__Problem statement__
In the entries below, repeat only the lines between those holding "Clone this chart in matplotlib." and "0.00, 0.02, 0.00, 0.10, 0.00, 0.00, 0.00, 0.00]", inclusive. Leave pictures out.

---------- Supplied entries ----------

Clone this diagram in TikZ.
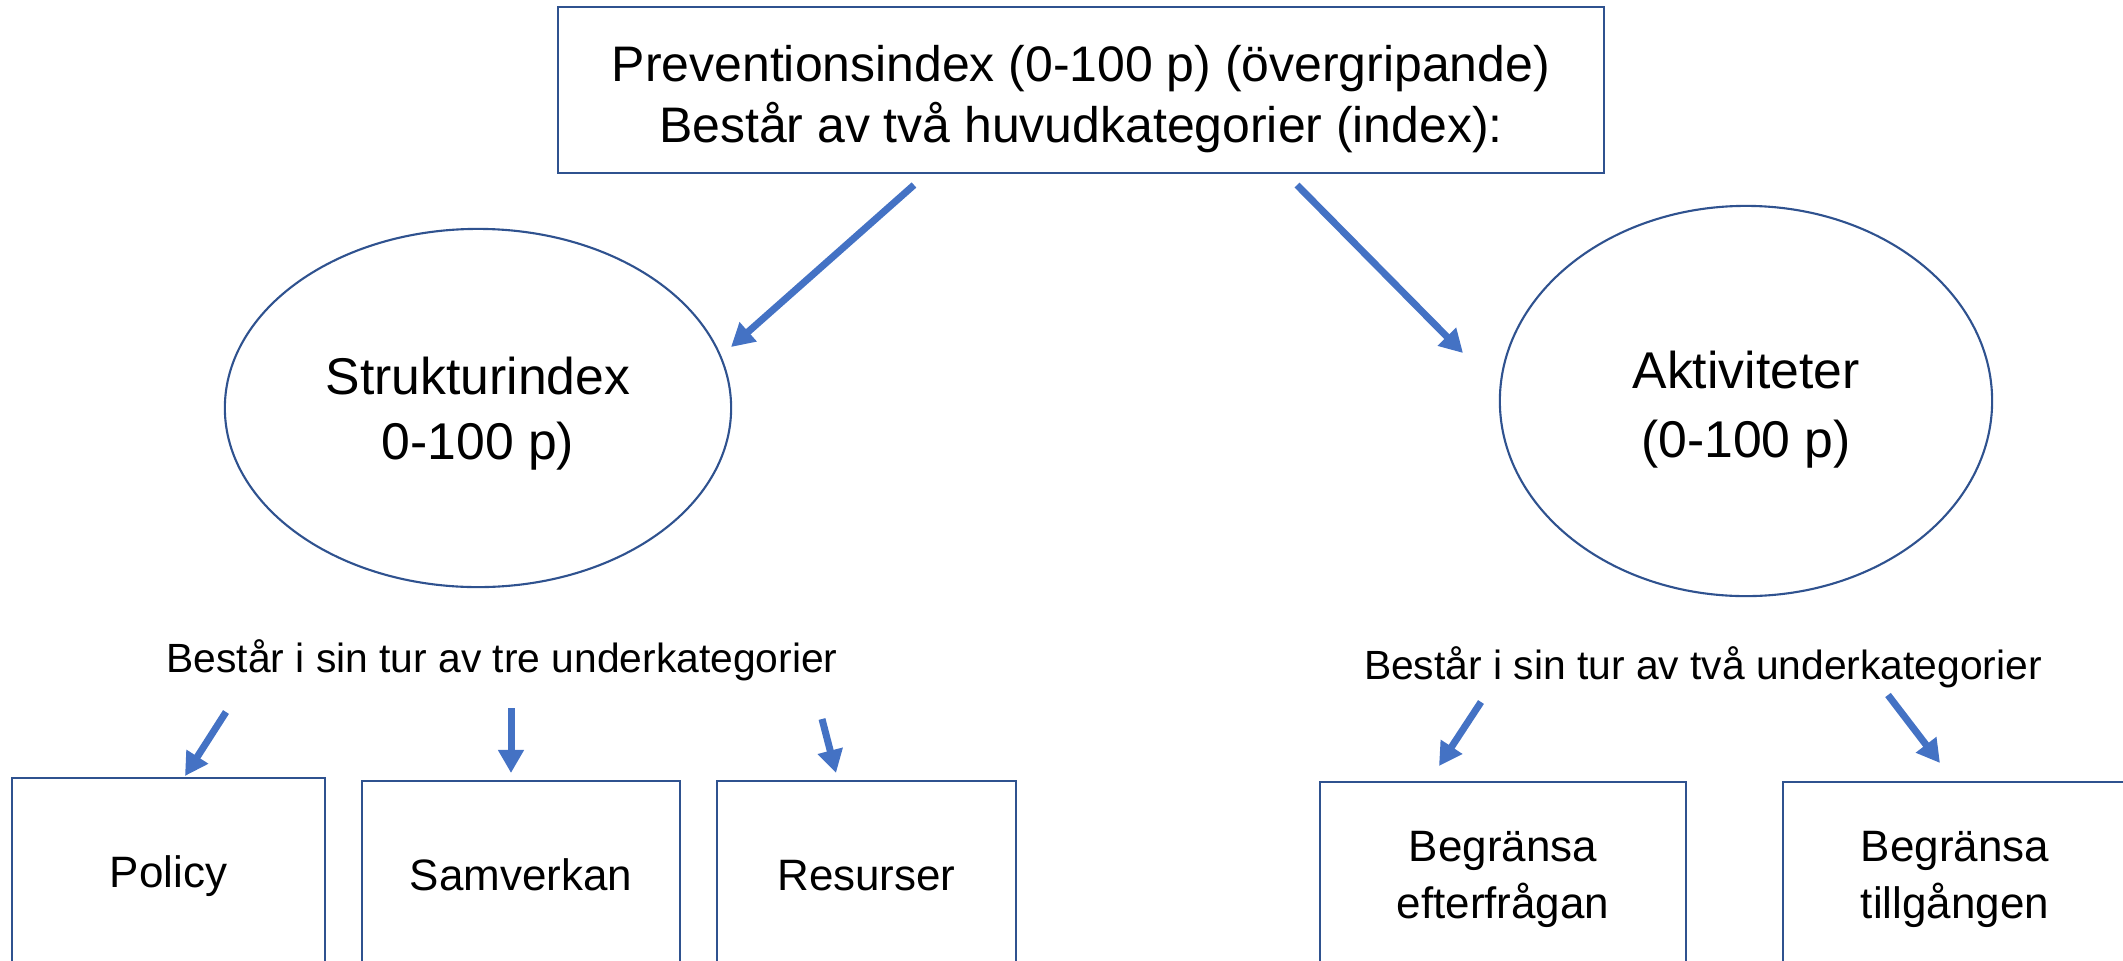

----------
---------- Supplied entries ----------

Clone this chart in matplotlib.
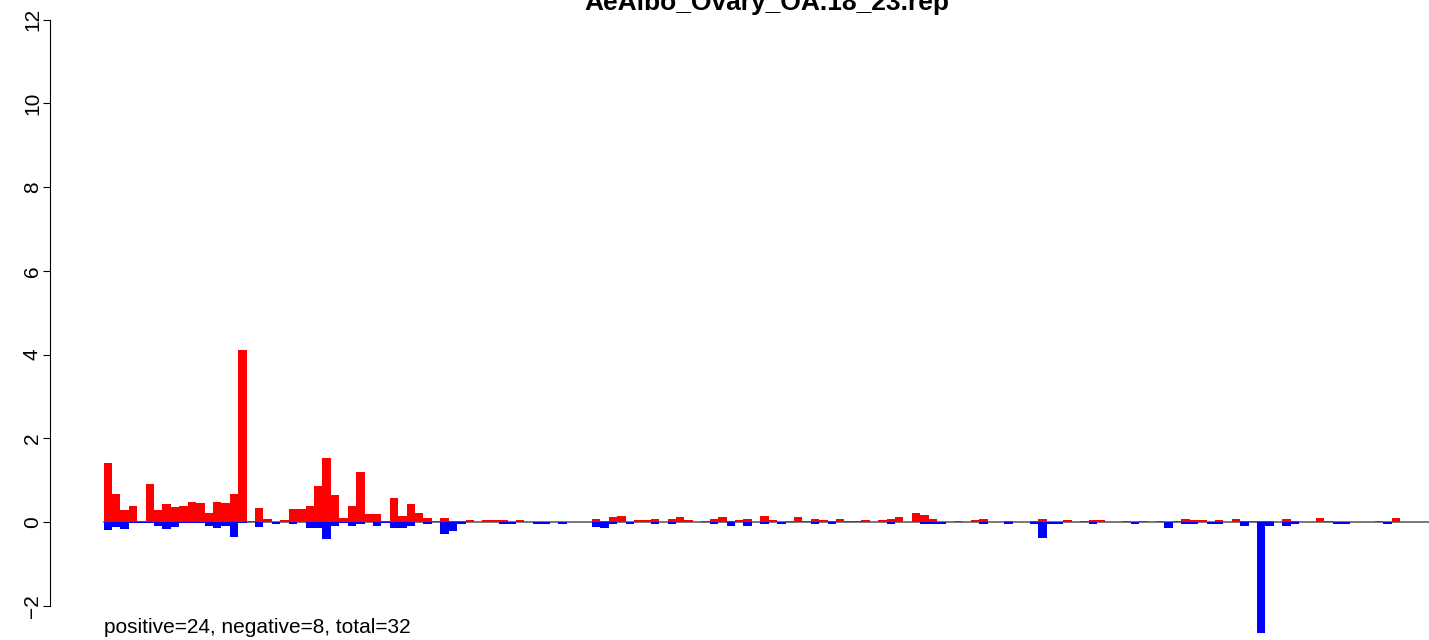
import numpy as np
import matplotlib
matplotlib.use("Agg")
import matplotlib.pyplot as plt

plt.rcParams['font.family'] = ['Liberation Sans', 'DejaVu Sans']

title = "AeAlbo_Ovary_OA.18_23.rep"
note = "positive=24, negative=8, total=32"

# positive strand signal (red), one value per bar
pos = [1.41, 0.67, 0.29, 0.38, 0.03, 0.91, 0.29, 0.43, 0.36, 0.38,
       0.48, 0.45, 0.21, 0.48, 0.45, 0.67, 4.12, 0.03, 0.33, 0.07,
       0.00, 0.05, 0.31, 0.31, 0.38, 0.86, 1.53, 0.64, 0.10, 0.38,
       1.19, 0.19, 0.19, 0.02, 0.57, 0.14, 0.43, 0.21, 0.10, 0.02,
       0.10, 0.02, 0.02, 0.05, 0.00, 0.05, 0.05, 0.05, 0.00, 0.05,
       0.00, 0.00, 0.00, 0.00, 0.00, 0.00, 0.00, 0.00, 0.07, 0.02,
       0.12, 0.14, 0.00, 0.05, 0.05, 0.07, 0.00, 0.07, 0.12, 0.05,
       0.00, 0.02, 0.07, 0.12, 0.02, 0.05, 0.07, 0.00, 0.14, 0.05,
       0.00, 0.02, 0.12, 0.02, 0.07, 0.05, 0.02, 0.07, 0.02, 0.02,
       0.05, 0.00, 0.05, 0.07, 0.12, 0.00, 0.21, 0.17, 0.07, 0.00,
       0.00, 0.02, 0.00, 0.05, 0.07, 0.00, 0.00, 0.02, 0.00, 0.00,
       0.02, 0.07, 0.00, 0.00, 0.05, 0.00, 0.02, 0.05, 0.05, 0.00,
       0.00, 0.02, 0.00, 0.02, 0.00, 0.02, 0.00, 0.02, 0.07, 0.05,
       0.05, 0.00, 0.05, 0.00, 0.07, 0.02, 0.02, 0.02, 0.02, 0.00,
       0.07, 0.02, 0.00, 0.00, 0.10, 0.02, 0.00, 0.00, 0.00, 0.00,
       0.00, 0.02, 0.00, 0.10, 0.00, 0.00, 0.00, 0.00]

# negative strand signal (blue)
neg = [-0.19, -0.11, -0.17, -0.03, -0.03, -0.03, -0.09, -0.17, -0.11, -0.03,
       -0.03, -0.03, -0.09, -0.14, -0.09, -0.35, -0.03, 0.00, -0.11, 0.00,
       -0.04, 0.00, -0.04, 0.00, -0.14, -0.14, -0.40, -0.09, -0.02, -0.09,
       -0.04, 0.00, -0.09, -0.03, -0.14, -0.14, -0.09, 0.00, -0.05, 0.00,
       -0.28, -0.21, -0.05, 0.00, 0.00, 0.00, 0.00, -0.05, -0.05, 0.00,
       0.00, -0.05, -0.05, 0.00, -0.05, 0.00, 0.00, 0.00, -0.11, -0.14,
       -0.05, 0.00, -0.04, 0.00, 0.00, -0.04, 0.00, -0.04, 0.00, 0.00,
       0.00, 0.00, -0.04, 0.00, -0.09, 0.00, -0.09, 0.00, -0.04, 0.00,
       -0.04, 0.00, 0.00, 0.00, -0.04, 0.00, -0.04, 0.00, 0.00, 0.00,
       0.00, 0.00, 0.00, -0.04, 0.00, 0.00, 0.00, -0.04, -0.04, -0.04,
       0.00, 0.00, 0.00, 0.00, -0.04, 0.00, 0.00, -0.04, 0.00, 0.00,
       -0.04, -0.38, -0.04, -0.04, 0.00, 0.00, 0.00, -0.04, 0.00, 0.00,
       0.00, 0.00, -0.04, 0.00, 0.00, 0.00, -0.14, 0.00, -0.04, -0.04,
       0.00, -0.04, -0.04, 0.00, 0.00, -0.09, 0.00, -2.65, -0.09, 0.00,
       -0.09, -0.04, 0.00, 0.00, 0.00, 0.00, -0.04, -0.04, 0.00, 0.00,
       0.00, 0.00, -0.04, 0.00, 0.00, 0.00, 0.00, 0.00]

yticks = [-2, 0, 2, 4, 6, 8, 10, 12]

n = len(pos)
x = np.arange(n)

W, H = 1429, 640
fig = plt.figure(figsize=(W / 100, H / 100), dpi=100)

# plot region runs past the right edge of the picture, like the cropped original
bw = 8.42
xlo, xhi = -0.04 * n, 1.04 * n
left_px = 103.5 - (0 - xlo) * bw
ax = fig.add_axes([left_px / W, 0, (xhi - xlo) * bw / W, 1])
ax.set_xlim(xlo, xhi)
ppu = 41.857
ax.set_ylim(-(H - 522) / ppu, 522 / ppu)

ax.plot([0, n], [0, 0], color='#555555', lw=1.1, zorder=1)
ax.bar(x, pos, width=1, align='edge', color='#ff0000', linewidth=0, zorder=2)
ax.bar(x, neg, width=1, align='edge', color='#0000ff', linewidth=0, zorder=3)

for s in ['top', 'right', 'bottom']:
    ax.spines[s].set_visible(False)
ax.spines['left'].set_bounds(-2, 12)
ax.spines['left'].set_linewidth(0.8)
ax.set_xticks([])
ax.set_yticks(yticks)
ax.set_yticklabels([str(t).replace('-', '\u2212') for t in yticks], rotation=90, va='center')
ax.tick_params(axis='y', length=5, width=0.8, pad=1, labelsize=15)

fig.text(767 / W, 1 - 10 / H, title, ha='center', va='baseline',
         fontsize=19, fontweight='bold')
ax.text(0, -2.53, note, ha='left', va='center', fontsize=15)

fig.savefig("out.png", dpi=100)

----------

__Correct result__
Clone this chart in matplotlib.
import numpy as np
import matplotlib
matplotlib.use("Agg")
import matplotlib.pyplot as plt

plt.rcParams['font.family'] = ['Liberation Sans', 'DejaVu Sans']

title = "AeAlbo_Ovary_OA.18_23.rep"
note = "positive=24, negative=8, total=32"

# positive strand signal (red), one value per bar
pos = [1.41, 0.67, 0.29, 0.38, 0.03, 0.91, 0.29, 0.43, 0.36, 0.38,
       0.48, 0.45, 0.21, 0.48, 0.45, 0.67, 4.12, 0.03, 0.33, 0.07,
       0.00, 0.05, 0.31, 0.31, 0.38, 0.86, 1.53, 0.64, 0.10, 0.38,
       1.19, 0.19, 0.19, 0.02, 0.57, 0.14, 0.43, 0.21, 0.10, 0.02,
       0.10, 0.02, 0.02, 0.05, 0.00, 0.05, 0.05, 0.05, 0.00, 0.05,
       0.00, 0.00, 0.00, 0.00, 0.00, 0.00, 0.00, 0.00, 0.07, 0.02,
       0.12, 0.14, 0.00, 0.05, 0.05, 0.07, 0.00, 0.07, 0.12, 0.05,
       0.00, 0.02, 0.07, 0.12, 0.02, 0.05, 0.07, 0.00, 0.14, 0.05,
       0.00, 0.02, 0.12, 0.02, 0.07, 0.05, 0.02, 0.07, 0.02, 0.02,
       0.05, 0.00, 0.05, 0.07, 0.12, 0.00, 0.21, 0.17, 0.07, 0.00,
       0.00, 0.02, 0.00, 0.05, 0.07, 0.00, 0.00, 0.02, 0.00, 0.00,
       0.02, 0.07, 0.00, 0.00, 0.05, 0.00, 0.02, 0.05, 0.05, 0.00,
       0.00, 0.02, 0.00, 0.02, 0.00, 0.02, 0.00, 0.02, 0.07, 0.05,
       0.05, 0.00, 0.05, 0.00, 0.07, 0.02, 0.02, 0.02, 0.02, 0.00,
       0.07, 0.02, 0.00, 0.00, 0.10, 0.02, 0.00, 0.00, 0.00, 0.00,
       0.00, 0.02, 0.00, 0.10, 0.00, 0.00, 0.00, 0.00]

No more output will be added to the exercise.